Set problem =>
Reproduce the listing below without changes, except that pictures are left out.

Data provided =>

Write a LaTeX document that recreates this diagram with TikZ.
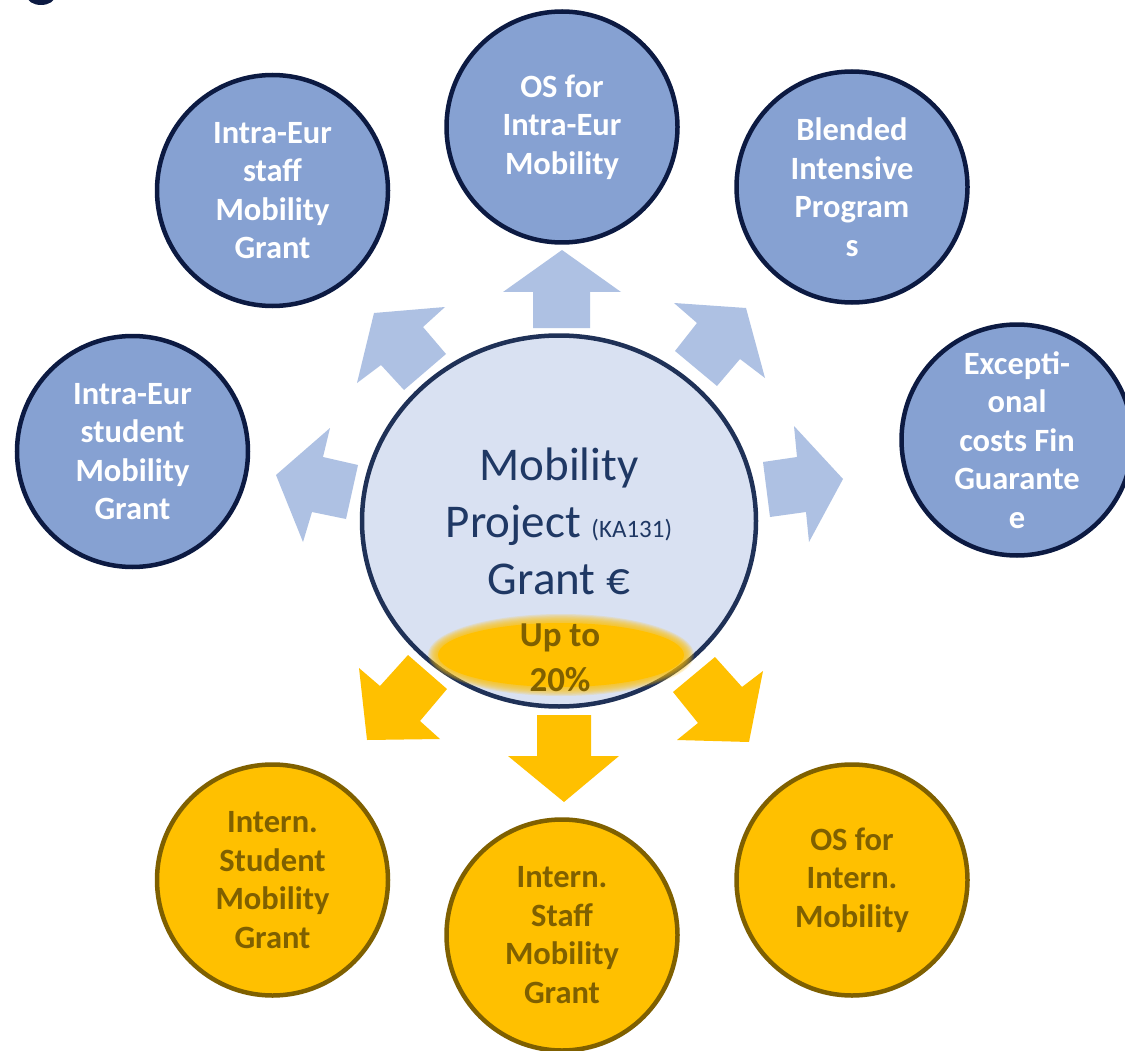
\documentclass[tikz,border=0pt]{standalone}
\usepackage{fontspec}
\setmainfont{Carlito}
\usetikzlibrary{shapes.geometric}
\definecolor{bluefill}{HTML}{86A1D2}
\definecolor{blueline}{HTML}{0C1A42}
\definecolor{arrowblue}{HTML}{AEC1E3}
\definecolor{gold}{HTML}{FFC000}
\definecolor{goldline}{HTML}{7F6000}
\definecolor{hubfill}{HTML}{D9E1F2}
\definecolor{hubline}{HTML}{1F3157}
\definecolor{hubtext}{HTML}{1F3864}
\begin{document}
\begin{tikzpicture}[x=1pt,y=-1pt,
  circbase/.style={circle, line width=4.5pt, minimum size=231pt, inner sep=0pt,
    align=center, font=\bfseries\fontsize{32.5}{38.5}\selectfont},
  bluecirc/.style={circbase, draw=blueline, fill=bluefill, text=white},
  goldcirc/.style={circbase, draw=goldline, fill=gold, text=goldline},
  bluearrow/.style={fill=arrowblue},
  goldarrow/.style={fill=gold}]
\useasboundingbox (0,0) rectangle (1125,1051);
\clip (0,0) rectangle (1125,1051);
\fill[white] (0,0) rectangle (1125,1051);

% fragment of a dark letter at the top-left edge
\fill[blueline] (41,-4) ellipse (14 and 9);

% block arrows (blue)
\fill[bluearrow] (533,328) -- (533,292) -- (503,292) -- (562,250) -- (621,292) -- (590,292) -- (590,328) -- cycle;
\fill[bluearrow] (374,313) -- (445,307) -- (423,327) -- (446,354) -- (404,390) -- (381,365) -- (357,383) -- cycle;
\fill[bluearrow] (276,475) -- (330,428) -- (323,457) -- (358,465) -- (346,519) -- (312,512) -- (303,542) -- cycle;
\fill[bluearrow] (674,303) -- (746,308) -- (765,378) -- (740,359) -- (717,386) -- (675,351) -- (697,323) -- cycle;
\fill[bluearrow] (843,479) -- (794,426) -- (797,457) -- (763,462) -- (770,517) -- (806,512) -- (809,542) -- cycle;

% block arrows (gold)
\fill[goldarrow] (367,740) -- (359,668) -- (380,686) -- (408,655) -- (447,689) -- (420,721) -- (440,739) -- cycle;
\fill[goldarrow] (537,715) -- (591,715) -- (591,756) -- (619,756) -- (564,802) -- (508,756) -- (537,756) -- cycle;
\fill[goldarrow] (749,742) -- (763,671) -- (742,687) -- (715,657) -- (673,692) -- (698,723) -- (677,740) -- cycle;

% central hub
\node[ellipse, draw=hubline, fill=hubfill, line width=4.5pt, minimum width=394pt, minimum height=371pt,
      inner sep=0pt, align=center, text=hubtext, font=\fontsize{47}{57}\selectfont] (hub) at (559,521)
      {Mobility\\Project {\fontsize{25}{25}\selectfont (KA131)}\\Grant €};

% glow
\foreach \k in {0,...,7}
  \fill[gold, opacity=0.16] (561,655) ellipse ({133-\k*1.2} and {41-\k*1.1});
\fill[gold] (561,655) ellipse (123 and 32);
\node[align=center, text=goldline, font=\bfseries\fontsize{35}{45}\selectfont, inner sep=0pt] (share) at (560,657.5) {Up to\\20\%};

% outer circles
\node[bluecirc] (sstud) at (132.5,451.5) {Intra-Eur\\student\\Mobility\\Grant};
\node[bluecirc] (sstaff) at (272.5,190.5) {Intra-Eur\\staff\\Mobility\\Grant};
\node[bluecirc] (osintra) at (562,127) {OS for\\Intra-Eur\\Mobility};
\node[bluecirc] (blend) at (852,187) {Blended\\Intensive\\Program\\s};
\node[bluecirc] (except) at (1017,440) {Excepti-\\onal\\costs Fin\\Guarante\\e};
\node[goldcirc] (istud) at (272.5,880) {Intern.\\Student\\Mobility\\Grant};
\node[goldcirc] (istaff) at (562,935) {Intern.\\Staff\\Mobility\\Grant};
\node[goldcirc] (osintern) at (852,880) {OS for\\Intern.\\Mobility};
\end{tikzpicture}
\end{document}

Answer =>
Write a LaTeX document that recreates this diagram with TikZ.
\documentclass[tikz,border=0pt]{standalone}
\usepackage{fontspec}
\setmainfont{Carlito}
\usetikzlibrary{shapes.geometric}
\definecolor{bluefill}{HTML}{86A1D2}
\definecolor{blueline}{HTML}{0C1A42}
\definecolor{arrowblue}{HTML}{AEC1E3}
\definecolor{gold}{HTML}{FFC000}
\definecolor{goldline}{HTML}{7F6000}
\definecolor{hubfill}{HTML}{D9E1F2}
\definecolor{hubline}{HTML}{1F3157}
\definecolor{hubtext}{HTML}{1F3864}
\begin{document}
\begin{tikzpicture}[x=1pt,y=-1pt,
  circbase/.style={circle, line width=4.5pt, minimum size=231pt, inner sep=0pt,
    align=center, font=\bfseries\fontsize{32.5}{38.5}\selectfont},
  bluecirc/.style={circbase, draw=blueline, fill=bluefill, text=white},
  goldcirc/.style={circbase, draw=goldline, fill=gold, text=goldline},
  bluearrow/.style={fill=arrowblue},
  goldarrow/.style={fill=gold}]
\useasboundingbox (0,0) rectangle (1125,1051);
\clip (0,0) rectangle (1125,1051);
\fill[white] (0,0) rectangle (1125,1051);

% fragment of a dark letter at the top-left edge
\fill[blueline] (41,-4) ellipse (14 and 9);

% block arrows (blue)
\fill[bluearrow] (533,328) -- (533,292) -- (503,292) -- (562,250) -- (621,292) -- (590,292) -- (590,328) -- cycle;
\fill[bluearrow] (374,313) -- (445,307) -- (423,327) -- (446,354) -- (404,390) -- (381,365) -- (357,383) -- cycle;
\fill[bluearrow] (276,475) -- (330,428) -- (323,457) -- (358,465) -- (346,519) -- (312,512) -- (303,542) -- cycle;
\fill[bluearrow] (674,303) -- (746,308) -- (765,378) -- (740,359) -- (717,386) -- (675,351) -- (697,323) -- cycle;
\fill[bluearrow] (843,479) -- (794,426) -- (797,457) -- (763,462) -- (770,517) -- (806,512) -- (809,542) -- cycle;

% block arrows (gold)
\fill[goldarrow] (367,740) -- (359,668) -- (380,686) -- (408,655) -- (447,689) -- (420,721) -- (440,739) -- cycle;
\fill[goldarrow] (537,715) -- (591,715) -- (591,756) -- (619,756) -- (564,802) -- (508,756) -- (537,756) -- cycle;
\fill[goldarrow] (749,742) -- (763,671) -- (742,687) -- (715,657) -- (673,692) -- (698,723) -- (677,740) -- cycle;

% central hub
\node[ellipse, draw=hubline, fill=hubfill, line width=4.5pt, minimum width=394pt, minimum height=371pt,
      inner sep=0pt, align=center, text=hubtext, font=\fontsize{47}{57}\selectfont] (hub) at (559,521)
      {Mobility\\Project {\fontsize{25}{25}\selectfont (KA131)}\\Grant €};

% glow
\foreach \k in {0,...,7}
  \fill[gold, opacity=0.16] (561,655) ellipse ({133-\k*1.2} and {41-\k*1.1});
\fill[gold] (561,655) ellipse (123 and 32);
\node[align=center, text=goldline, font=\bfseries\fontsize{35}{45}\selectfont, inner sep=0pt] (share) at (560,657.5) {Up to\\20\%};

% outer circles
\node[bluecirc] (sstud) at (132.5,451.5) {Intra-Eur\\student\\Mobility\\Grant};
\node[bluecirc] (sstaff) at (272.5,190.5) {Intra-Eur\\staff\\Mobility\\Grant};
\node[bluecirc] (osintra) at (562,127) {OS for\\Intra-Eur\\Mobility};
\node[bluecirc] (blend) at (852,187) {Blended\\Intensive\\Program\\s};
\node[bluecirc] (except) at (1017,440) {Excepti-\\onal\\costs Fin\\Guarante\\e};
\node[goldcirc] (istud) at (272.5,880) {Intern.\\Student\\Mobility\\Grant};
\node[goldcirc] (istaff) at (562,935) {Intern.\\Staff\\Mobility\\Grant};
\node[goldcirc] (osintern) at (852,880) {OS for\\Intern.\\Mobility};
\end{tikzpicture}
\end{document}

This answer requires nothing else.